* Required task: Your copy of the material below should match it exactly, except that it holds no pictures.

[Dataset items]
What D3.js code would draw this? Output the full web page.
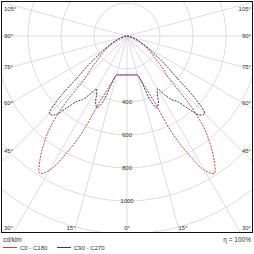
<!DOCTYPE html>
<html>
<head>
<meta charset="utf-8">
<script src="https://cdn.jsdelivr.net/npm/d3@7"></script>
<style>
  body { margin: 0; background: #fff; }
  text { font-family: "Liberation Sans", Arial, sans-serif; fill: #333; }
</style>
</head>
<body>
<svg id="ldc"></svg>
<script>
// luminous intensity, cd/klm, same on both sides of each plane
let gammas = [0, 5, 10, 15, 17.5, 20, 22.5, 25, 27.5, 30, 32.5, 35, 37.5, 40, 42.5, 45, 47.5, 50, 52.5, 55, 60, 65, 70, 75, 80, 85, 90];
let c0c180 = [236, 237, 240, 246, 285, 340, 430, 650, 810, 940, 985, 920, 830, 725, 560, 350, 300, 245, 210, 180, 130, 85, 50, 28, 14, 5, 0];
let c90c270 = [236, 237, 240, 246, 285, 420, 470, 450, 400, 370, 420, 470, 500, 570, 650, 665, 560, 395, 310, 240, 150, 95, 55, 30, 15, 5, 0];
let rings = [200, 400, 600, 800, 1000, 1200, 1400];
let ringLabels = [400, 600, 800, 1000];
let spokes = [0, 15, 30, 45, 60, 75, 90, 105];
let sideLabels = [105, 90, 75, 60, 45];
let bottomLabels = [30, 15, 0, 15, 30];
let seriesNames = ["C0 - C180", "C90 - C270"];
let colors = ["#c8282a", "#1e1e78"];

let W = 254, H = 254,
  frame = { left: 1.5, top: 1.5, right: 252.5, bottom: 232.5 },
  cx = 127, cy = 36;

let svg = d3.select("#ldc").attr("width", W).attr("height", H);

let rScale = d3.scaleLinear().domain([0, 1000]).range([0, 165]);

svg.append("clipPath").attr("id", "clip")
  .append("rect")
  .attr("x", frame.left).attr("y", frame.top)
  .attr("width", frame.right - frame.left).attr("height", frame.bottom - frame.top);

let grid = svg.append("g").attr("clip-path", "url(#clip)");

grid.selectAll(".ring")
  .data(rings)
  .enter()
  .append("circle")
  .attr("cx", cx).attr("cy", cy)
  .attr("r", (d) => rScale(d))
  .attr("fill", "none")
  .attr("stroke", "#d4d4d4")
  .attr("stroke-width", 0.8);

// spokes both sides, gamma measured from straight down
let spokeAngles = [];
spokes.forEach((s) => { spokeAngles.push(s); if (s > 0) spokeAngles.push(-s); });
grid.selectAll(".spoke")
  .data(spokeAngles)
  .enter()
  .append("line")
  .attr("x1", cx).attr("y1", cy)
  .attr("x2", (d) => cx + 400 * Math.sin(d * Math.PI / 180))
  .attr("y2", (d) => cy + 400 * Math.cos(d * Math.PI / 180))
  .attr("stroke", "#d4d4d4")
  .attr("stroke-width", 0.8);

// curves
let curveG = svg.append("g").attr("transform", "translate(" + cx + "," + cy + ")");
let radial = d3.lineRadial()
  .angle((d) => d[0])
  .radius((d) => rScale(d[1]))
  .curve(d3.curveCatmullRom.alpha(0.5));

function fullPlane(values) {
  let pts = [];
  for (let i = gammas.length - 1; i >= 0; i--) pts.push([Math.PI - gammas[i] * Math.PI / 180, values[i]]);
  for (let i = 1; i < gammas.length; i++) pts.push([Math.PI + gammas[i] * Math.PI / 180, values[i]]);
  return pts;
}

[c0c180, c90c270].forEach((vals, i) => {
  curveG.append("path")
    .attr("d", radial(fullPlane(vals)))
    .attr("fill", "none")
    .attr("stroke", colors[i])
    .attr("stroke-width", 0.9)
    .attr("stroke-dasharray", "2,1.2");
});

// ring labels
svg.selectAll(".ringLabel")
  .data(ringLabels)
  .enter()
  .append("text")
  .attr("x", cx)
  .attr("y", (d) => cy + rScale(d) + 2)
  .attr("text-anchor", "middle")
  .attr("font-size", "6px")
  .text((d) => d);

// angle labels at the frame sides
sideLabels.forEach((a) => {
  let yHit = cy + (cx - frame.left) / Math.tan(a * Math.PI / 180);
  let y = Math.max(9, cy + 0.92 * (yHit - cy)) + 2;
  svg.append("text").attr("x", 4).attr("y", y).attr("font-size", "6px").text(a + "°");
  svg.append("text").attr("x", 251).attr("y", y).attr("text-anchor", "end").attr("font-size", "6px").text(a + "°");
});

svg.selectAll(".bottomLabel")
  .data(bottomLabels)
  .enter()
  .append("text")
  .attr("x", (d, i) => (i === 0 ? 4 : i === bottomLabels.length - 1 ? 251 : cx + (i - 2) * 56))
  .attr("y", 230)
  .attr("text-anchor", (d, i) => (i === 0 ? "start" : i === bottomLabels.length - 1 ? "end" : "middle"))
  .attr("font-size", "6px")
  .text((d) => d + "°");

svg.append("rect")
  .attr("x", frame.left).attr("y", frame.top)
  .attr("width", frame.right - frame.left).attr("height", frame.bottom - frame.top)
  .attr("fill", "none")
  .attr("stroke", "#111")
  .attr("stroke-width", 1);

// legend
svg.append("text").attr("x", 3).attr("y", 242).attr("font-size", "6.5px").text("cd/klm");
svg.append("text").attr("x", 251).attr("y", 242).attr("text-anchor", "end").attr("font-size", "6.5px").text("η = 100%");
let legendX = [3, 57];
seriesNames.forEach((name, i) => {
  svg.append("line")
    .attr("x1", legendX[i]).attr("x2", legendX[i] + 14)
    .attr("y1", 247.5).attr("y2", 247.5)
    .attr("stroke", colors[i]).attr("stroke-width", 0.9);
  svg.append("text").attr("x", legendX[i] + 17).attr("y", 249.5).attr("font-size", "6px").text(name);
});
</script>
</body>
</html>
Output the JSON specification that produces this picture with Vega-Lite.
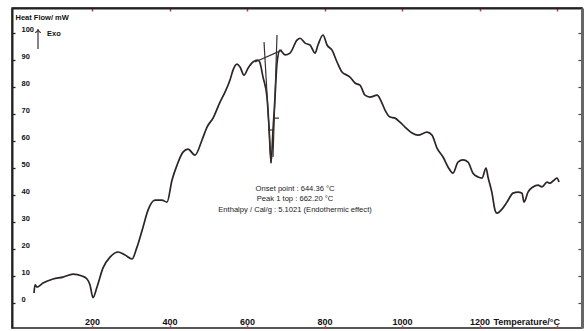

* Exercise response:
What D3.js code would draw this? Output the full web page.
<!DOCTYPE html>
<html>
<head>
<meta charset="utf-8">
<script src="https://cdn.jsdelivr.net/npm/d3@7"></script>
<style>
  body { margin: 0; background: #fff; }
  text { font-family: "Liberation Sans", Arial, sans-serif; fill: #333; }
</style>
</head>
<body>
<svg id="ldc"></svg>
<script>
// luminous intensity, cd/klm, same on both sides of each plane
let gammas = [0, 5, 10, 15, 17.5, 20, 22.5, 25, 27.5, 30, 32.5, 35, 37.5, 40, 42.5, 45, 47.5, 50, 52.5, 55, 60, 65, 70, 75, 80, 85, 90];
let c0c180 = [236, 237, 240, 246, 285, 340, 430, 650, 810, 940, 985, 920, 830, 725, 560, 350, 300, 245, 210, 180, 130, 85, 50, 28, 14, 5, 0];
let c90c270 = [236, 237, 240, 246, 285, 420, 470, 450, 400, 370, 420, 470, 500, 570, 650, 665, 560, 395, 310, 240, 150, 95, 55, 30, 15, 5, 0];
let rings = [200, 400, 600, 800, 1000, 1200, 1400];
let ringLabels = [400, 600, 800, 1000];
let spokes = [0, 15, 30, 45, 60, 75, 90, 105];
let sideLabels = [105, 90, 75, 60, 45];
let bottomLabels = [30, 15, 0, 15, 30];
let seriesNames = ["C0 - C180", "C90 - C270"];
let colors = ["#c8282a", "#1e1e78"];

let W = 254, H = 254,
  frame = { left: 1.5, top: 1.5, right: 252.5, bottom: 232.5 },
  cx = 127, cy = 36;

let svg = d3.select("#ldc").attr("width", W).attr("height", H);

let rScale = d3.scaleLinear().domain([0, 1000]).range([0, 165]);

svg.append("clipPath").attr("id", "clip")
  .append("rect")
  .attr("x", frame.left).attr("y", frame.top)
  .attr("width", frame.right - frame.left).attr("height", frame.bottom - frame.top);

let grid = svg.append("g").attr("clip-path", "url(#clip)");

grid.selectAll(".ring")
  .data(rings)
  .enter()
  .append("circle")
  .attr("cx", cx).attr("cy", cy)
  .attr("r", (d) => rScale(d))
  .attr("fill", "none")
  .attr("stroke", "#d4d4d4")
  .attr("stroke-width", 0.8);

// spokes both sides, gamma measured from straight down
let spokeAngles = [];
spokes.forEach((s) => { spokeAngles.push(s); if (s > 0) spokeAngles.push(-s); });
grid.selectAll(".spoke")
  .data(spokeAngles)
  .enter()
  .append("line")
  .attr("x1", cx).attr("y1", cy)
  .attr("x2", (d) => cx + 400 * Math.sin(d * Math.PI / 180))
  .attr("y2", (d) => cy + 400 * Math.cos(d * Math.PI / 180))
  .attr("stroke", "#d4d4d4")
  .attr("stroke-width", 0.8);

// curves
let curveG = svg.append("g").attr("transform", "translate(" + cx + "," + cy + ")");
let radial = d3.lineRadial()
  .angle((d) => d[0])
  .radius((d) => rScale(d[1]))
  .curve(d3.curveCatmullRom.alpha(0.5));

function fullPlane(values) {
  let pts = [];
  for (let i = gammas.length - 1; i >= 0; i--) pts.push([Math.PI - gammas[i] * Math.PI / 180, values[i]]);
  for (let i = 1; i < gammas.length; i++) pts.push([Math.PI + gammas[i] * Math.PI / 180, values[i]]);
  return pts;
}

[c0c180, c90c270].forEach((vals, i) => {
  curveG.append("path")
    .attr("d", radial(fullPlane(vals)))
    .attr("fill", "none")
    .attr("stroke", colors[i])
    .attr("stroke-width", 0.9)
    .attr("stroke-dasharray", "2,1.2");
});

// ring labels
svg.selectAll(".ringLabel")
  .data(ringLabels)
  .enter()
  .append("text")
  .attr("x", cx)
  .attr("y", (d) => cy + rScale(d) + 2)
  .attr("text-anchor", "middle")
  .attr("font-size", "6px")
  .text((d) => d);

// angle labels at the frame sides
sideLabels.forEach((a) => {
  let yHit = cy + (cx - frame.left) / Math.tan(a * Math.PI / 180);
  let y = Math.max(9, cy + 0.92 * (yHit - cy)) + 2;
  svg.append("text").attr("x", 4).attr("y", y).attr("font-size", "6px").text(a + "°");
  svg.append("text").attr("x", 251).attr("y", y).attr("text-anchor", "end").attr("font-size", "6px").text(a + "°");
});

svg.selectAll(".bottomLabel")
  .data(bottomLabels)
  .enter()
  .append("text")
  .attr("x", (d, i) => (i === 0 ? 4 : i === bottomLabels.length - 1 ? 251 : cx + (i - 2) * 56))
  .attr("y", 230)
  .attr("text-anchor", (d, i) => (i === 0 ? "start" : i === bottomLabels.length - 1 ? "end" : "middle"))
  .attr("font-size", "6px")
  .text((d) => d + "°");

svg.append("rect")
  .attr("x", frame.left).attr("y", frame.top)
  .attr("width", frame.right - frame.left).attr("height", frame.bottom - frame.top)
  .attr("fill", "none")
  .attr("stroke", "#111")
  .attr("stroke-width", 1);

// legend
svg.append("text").attr("x", 3).attr("y", 242).attr("font-size", "6.5px").text("cd/klm");
svg.append("text").attr("x", 251).attr("y", 242).attr("text-anchor", "end").attr("font-size", "6.5px").text("η = 100%");
let legendX = [3, 57];
seriesNames.forEach((name, i) => {
  svg.append("line")
    .attr("x1", legendX[i]).attr("x2", legendX[i] + 14)
    .attr("y1", 247.5).attr("y2", 247.5)
    .attr("stroke", colors[i]).attr("stroke-width", 0.9);
  svg.append("text").attr("x", legendX[i] + 17).attr("y", 249.5).attr("font-size", "6px").text(name);
});
</script>
</body>
</html>
Output the JSON specification that produces this picture with Vega-Lite.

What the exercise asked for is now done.